What is being asked: Gather the lines below that include the string "this", copying each in full.

Entries provided:
═══

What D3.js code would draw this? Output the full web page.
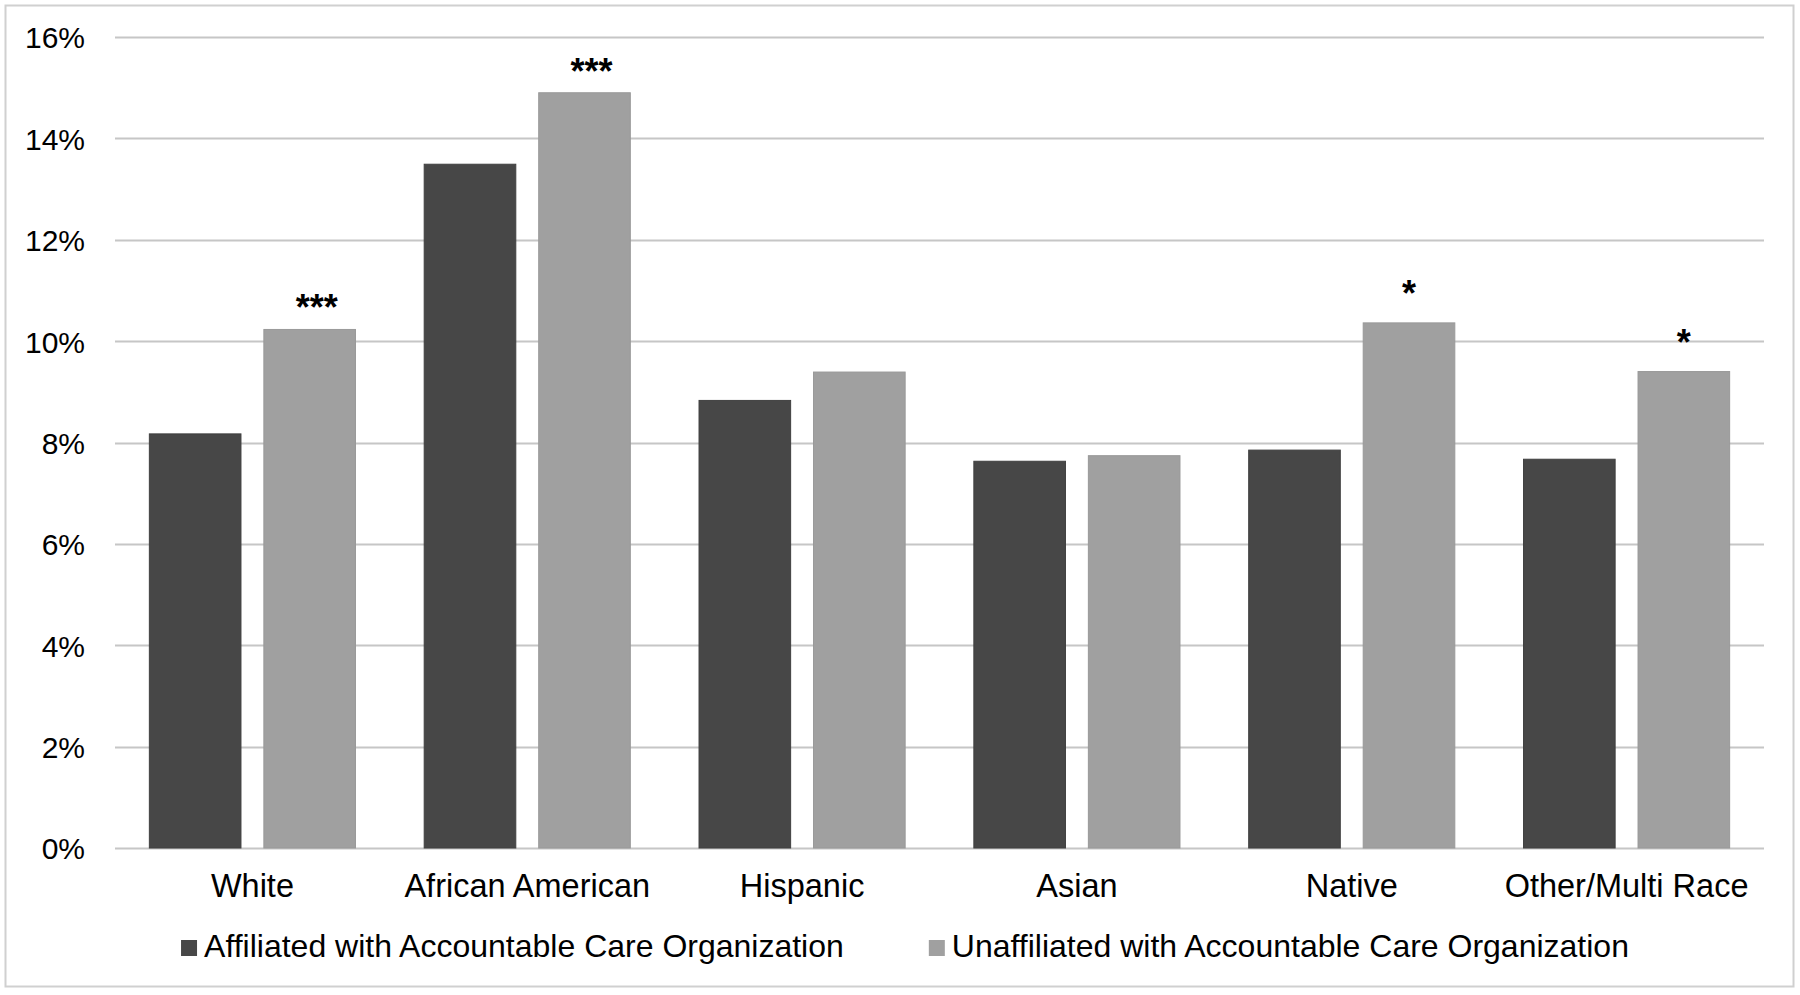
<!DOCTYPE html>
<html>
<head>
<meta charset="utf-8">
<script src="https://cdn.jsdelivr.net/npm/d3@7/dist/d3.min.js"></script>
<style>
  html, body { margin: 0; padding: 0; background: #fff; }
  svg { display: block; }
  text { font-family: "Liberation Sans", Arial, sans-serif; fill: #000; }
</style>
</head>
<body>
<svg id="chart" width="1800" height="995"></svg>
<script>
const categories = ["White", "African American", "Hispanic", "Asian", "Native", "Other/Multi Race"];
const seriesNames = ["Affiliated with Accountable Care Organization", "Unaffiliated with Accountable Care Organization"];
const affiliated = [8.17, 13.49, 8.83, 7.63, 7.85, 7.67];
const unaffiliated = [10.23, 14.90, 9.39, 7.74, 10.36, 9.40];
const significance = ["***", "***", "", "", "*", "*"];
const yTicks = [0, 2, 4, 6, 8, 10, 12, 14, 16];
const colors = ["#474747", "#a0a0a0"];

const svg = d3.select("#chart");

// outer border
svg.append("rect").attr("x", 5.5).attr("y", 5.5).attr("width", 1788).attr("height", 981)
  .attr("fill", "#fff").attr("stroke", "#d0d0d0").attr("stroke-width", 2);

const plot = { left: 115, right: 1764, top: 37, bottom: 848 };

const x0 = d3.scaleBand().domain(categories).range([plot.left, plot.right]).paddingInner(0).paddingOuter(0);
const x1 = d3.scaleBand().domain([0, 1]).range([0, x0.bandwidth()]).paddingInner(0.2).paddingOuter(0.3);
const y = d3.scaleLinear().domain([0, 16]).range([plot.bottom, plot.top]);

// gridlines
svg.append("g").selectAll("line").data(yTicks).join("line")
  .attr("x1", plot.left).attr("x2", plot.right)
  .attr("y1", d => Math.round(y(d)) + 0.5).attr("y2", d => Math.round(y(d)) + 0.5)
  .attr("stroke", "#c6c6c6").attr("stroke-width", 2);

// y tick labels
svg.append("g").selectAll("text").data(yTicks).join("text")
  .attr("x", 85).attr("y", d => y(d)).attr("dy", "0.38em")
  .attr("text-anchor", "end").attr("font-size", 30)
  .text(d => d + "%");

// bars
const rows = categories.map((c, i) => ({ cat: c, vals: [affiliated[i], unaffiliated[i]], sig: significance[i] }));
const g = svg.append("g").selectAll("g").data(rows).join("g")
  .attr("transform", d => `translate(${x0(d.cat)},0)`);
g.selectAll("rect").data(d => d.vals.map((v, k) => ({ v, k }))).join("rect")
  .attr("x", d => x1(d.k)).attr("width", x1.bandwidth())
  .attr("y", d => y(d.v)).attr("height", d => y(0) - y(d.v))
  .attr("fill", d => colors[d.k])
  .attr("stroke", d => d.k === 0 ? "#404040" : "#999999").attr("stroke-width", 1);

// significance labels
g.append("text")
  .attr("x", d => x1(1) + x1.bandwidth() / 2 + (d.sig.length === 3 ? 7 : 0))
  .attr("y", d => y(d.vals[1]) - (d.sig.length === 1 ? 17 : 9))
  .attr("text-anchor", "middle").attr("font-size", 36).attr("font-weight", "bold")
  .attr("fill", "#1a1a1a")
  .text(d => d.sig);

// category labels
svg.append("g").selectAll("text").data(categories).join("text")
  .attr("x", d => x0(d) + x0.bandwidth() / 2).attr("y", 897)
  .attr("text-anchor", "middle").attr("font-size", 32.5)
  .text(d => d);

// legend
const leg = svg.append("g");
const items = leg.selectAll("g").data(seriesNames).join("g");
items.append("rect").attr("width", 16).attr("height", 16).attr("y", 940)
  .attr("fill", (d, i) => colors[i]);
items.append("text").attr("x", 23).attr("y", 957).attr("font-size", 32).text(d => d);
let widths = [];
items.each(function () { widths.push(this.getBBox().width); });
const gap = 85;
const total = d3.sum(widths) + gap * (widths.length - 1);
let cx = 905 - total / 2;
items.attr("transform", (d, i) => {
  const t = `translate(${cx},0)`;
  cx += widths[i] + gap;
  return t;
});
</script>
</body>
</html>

═══

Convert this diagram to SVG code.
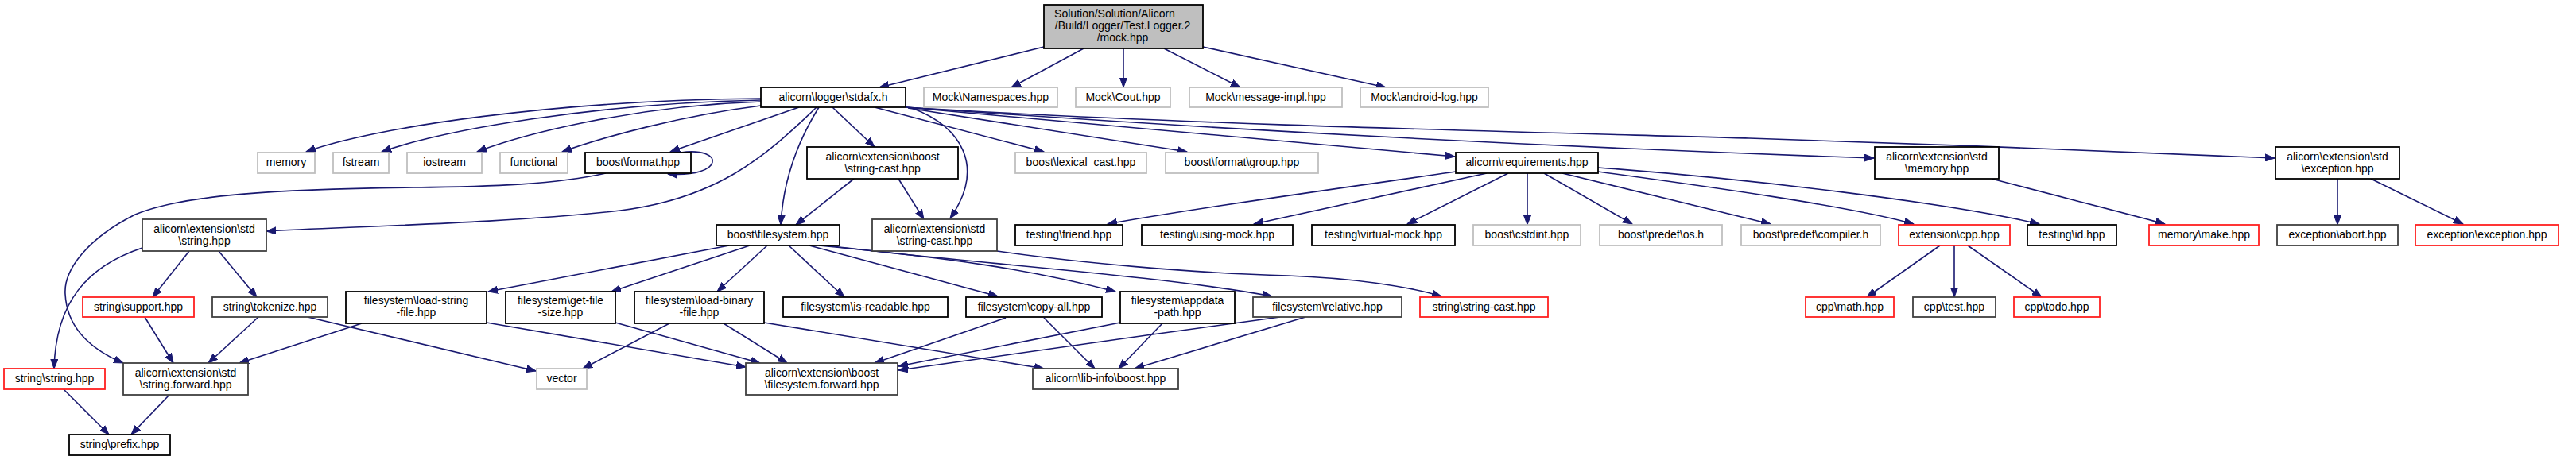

═══

Worked answer:
What D3.js code would draw this? Output the full web page.
items.each(function () { widths.push(this.getBBox().width); });
Convert this diagram to SVG code.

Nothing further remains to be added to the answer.